Policy

ARMs: The unexpected benefits

By Michael Maiello     
June 11, 2015

From: Magazine

Illustration by Chance Bone.

During his term as chairman of the Federal Reserve, Alan Greenspan suggested in 2004 that Americans who had stuck with fixed-rate mortgages were overpaying for their homes. Citing a Fed study, he said that many Americans could have saved tens of thousands of dollars with adjustable-rate mortgages (ARMs), and he encouraged financial-service providers to make ARMs more readily available. The banks did what they were set loose to do, with some lenders adding ultra-low teaser rates to their loans, and the housing boom marched onward until it didn’t. In the aftermath of the crash, Greenspan took much criticism for his earlier comments.

But now, in the slow recovery following the 2007–10 financial crisis, there is some supporting evidence in favor of ARMs. Researchers looking at the financial conditions of households through the Great Recession and into the recovery argue that ARMs are saving homeowners money, and helping them reduce overall debt, improve credit ratings, and make purchases of big-ticket durable goods such as cars. 

ARMs, the argument runs, are an effective transmitter of the Fed’s postcrisis low-interest-rate policies.

The researchers behind this claim—Benjamin J. Keys of the Harris School of Public Policy at the University of Chicago, Tomasz Piskorski from the Columbia Business School, Chicago Booth’s Amit Seru, and Vincent Yao of Fannie Mae—find that in the areas where homeowners saved money by reducing mortgage payments, unemployment fell faster and economic growth was more robust. They write that the benefits were apparent when average payments dropped by as little as $150 a month.

As would be expected during a time of consumer deleveraging, households applied more than 70 percent of their mortgage savings to reducing outstanding credit-card debt. Not only did the lower payments reduce mortgage defaults, but credit-card delinquencies fell. 

“These choices had significant impact on foreclosures, house prices and employment in regions that were more exposed to interest rate declines,” the researchers conclude.

The findings imply that wholesale renegotiations of existing mortgages might have been good for the postcrisis economy. Unfortunately, the securitization of mortgage debts made those debts more difficult to renegotiate. In many cases, the original lender was not in the picture, and single loans had multiple owners.
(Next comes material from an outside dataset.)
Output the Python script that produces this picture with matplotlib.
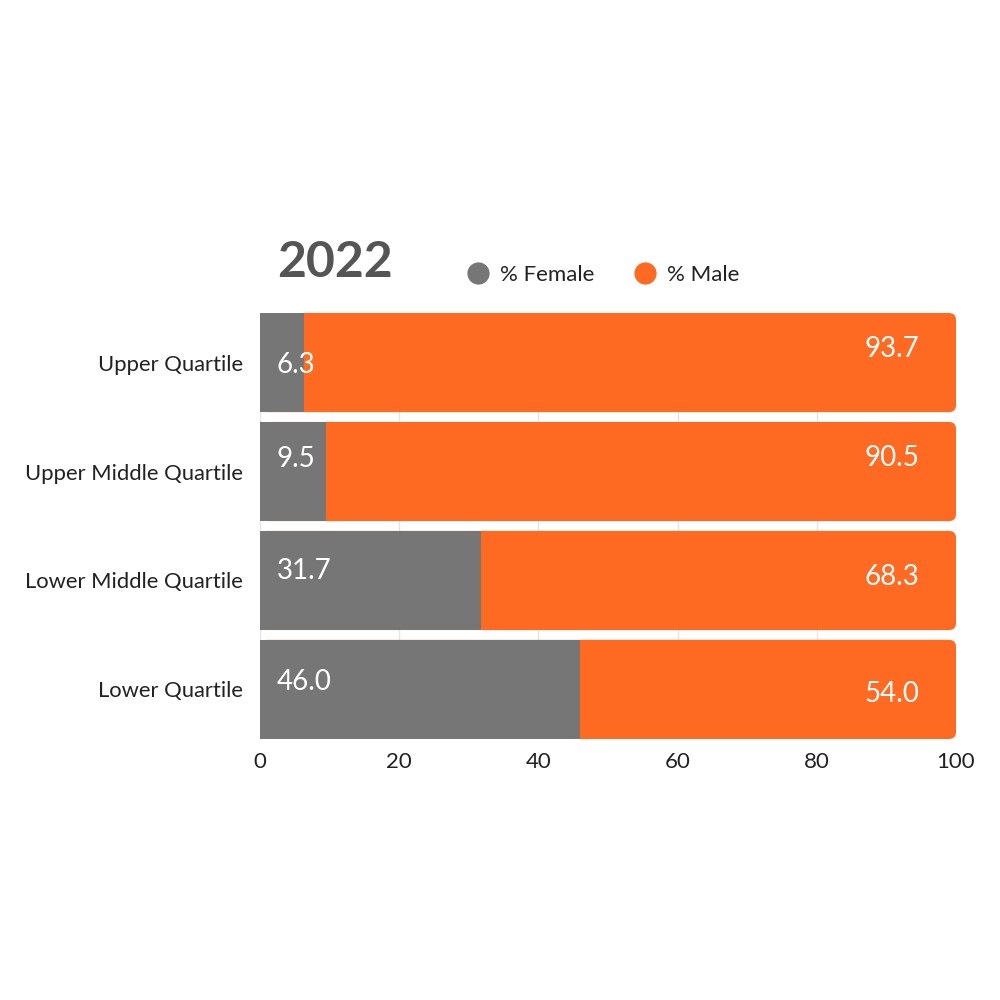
import matplotlib
matplotlib.use('Agg')
import matplotlib.pyplot as plt
from matplotlib.patches import FancyBboxPatch
from matplotlib.lines import Line2D

plt.rcParams['font.family'] = ['Lato', 'DejaVu Sans']

categories = ["Upper Quartile", "Upper Middle Quartile", "Lower Middle Quartile", "Lower Quartile"]
female = [6.3, 9.5, 31.7, 46.0]
male = [93.7, 90.5, 68.3, 54.0]
x_ticks = [0, 20, 40, 60, 80, 100]
title = "2022"

# label vertical nudges in pixels (the source chart places them unevenly)
female_dy = [-2.5, 12.5, 9.5, 7.5]
male_dy = [13.5, 13.5, 3.5, -4.5]

gray = "#767676"
orange = "#FF6A22"

fig = plt.figure(figsize=(10, 10), dpi=100)
ax = fig.add_axes([0.26, 0.261, 0.696, 0.426])

ypos = list(range(len(categories)))[::-1]
bar_h = 0.91
ax.barh(ypos, female, height=bar_h, color=gray, zorder=3)
male_bars = ax.barh(ypos, male, left=female, height=bar_h, color=orange, zorder=2)

ax.set_xlim(0, 100)
ax.set_ylim(-bar_h / 2, len(categories) - 1 + bar_h / 2)
ax.set_xticks(x_ticks)
ax.set_yticks(ypos)
ax.set_yticklabels(categories)
ax.tick_params(axis='both', length=0, labelsize=16, colors="#222222")
ax.tick_params(axis='y', labelsize=15.8, pad=12)
ax.tick_params(axis='x', pad=9)
for s in ax.spines.values():
    s.set_visible(False)
ax.grid(axis='x', color="#e4e4e4", linewidth=1, zorder=0)
ax.set_axisbelow(True)

# rounded right ends on the orange bars: redraw them in pixel space
fig.canvas.draw()
r = 7
for rect in male_bars:
    bb = rect.get_window_extent()
    x0 = ax.transData.transform((0, 0))[0]
    patch = FancyBboxPatch((x0, bb.y0), bb.x1 - x0, bb.height,
                           boxstyle=f"round,pad=0,rounding_size={r}",
                           transform=None, facecolor=orange, edgecolor='none',
                           zorder=2)
    ax.add_artist(patch)
    rect.set_visible(False)

for i, y in enumerate(ypos):
    ax.annotate(f"{female[i]:.1f}", (0, y), xytext=(17, female_dy[i]),
                textcoords='offset pixels', ha='left', va='center',
                color='white', fontsize=20, zorder=5)
    ax.annotate(f"{male[i]:.1f}", (female[i] + male[i], y), xytext=(-37, male_dy[i]),
                textcoords='offset pixels', ha='right', va='center',
                color='white', fontsize=20, zorder=5)

fig.text(0.277, 1 - 0.277, title, ha='left', va='baseline', fontsize=36,
         fontweight='bold', color="#555555")

handles = [Line2D([], [], marker='o', linestyle='none', markersize=16,
                  markerfacecolor=gray, markeredgecolor='none'),
           Line2D([], [], marker='o', linestyle='none', markersize=16,
                  markerfacecolor=orange, markeredgecolor='none')]
fig.legend(handles, ["% Female", "% Male"], loc='center left',
           bbox_to_anchor=(0.4669, 0.725), ncol=2, frameon=False,
           fontsize=16, handlelength=1.0, handletextpad=0.49,
           columnspacing=1.8, borderpad=0, borderaxespad=0,
           labelcolor="#222222")

fig.savefig("out.png", dpi=100)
However, homeowners with ARMs have been able to make lower monthly payments without renegotiating their mortgages, because their monthly payments have fallen along with interest rates.

“By reducing the mortgage rates of ARM borrowers, low interest rate policies may achieve similar effects to mortgage modification programs for these borrowers more quickly (at least in the near term),” the researchers write.

Homeowners with fixed-rate mortgages could always attempt to refinance them, but that requires initiative that may stymie many homeowners, particularly in present times when banks have been reluctant to lend and are now demanding extensive documentation to support the financial health of borrowers. In October 2014, even former Federal Reserve Chairman Ben Bernanke, with a net worth in excess of $1 million, reported that he could not arrange to refinance the mortgage on his Washington, DC, home. By contrast, the researchers note, ARM rates reset automatically, without action required on the part of the borrower and with no additional obligations to check credit or re-underwrite risk on behalf of the lender.

As so much of the stimulus is being used to pay off consumer debts—effectively moving payments from one financial-sector lender to another—should the government in a future crisis tackle consumer debt directly? The researchers suggest more study is needed on that point. Lessening debt burdens in general seems to be effective stimulus indeed.

Work cited

Benjamin J. Keys, Tomasz Piskorski, Amit Seru, and Vincent Yao, “Mortgage Rates, Household Balance Sheets, and the Real Economy,” Working paper, September 2014.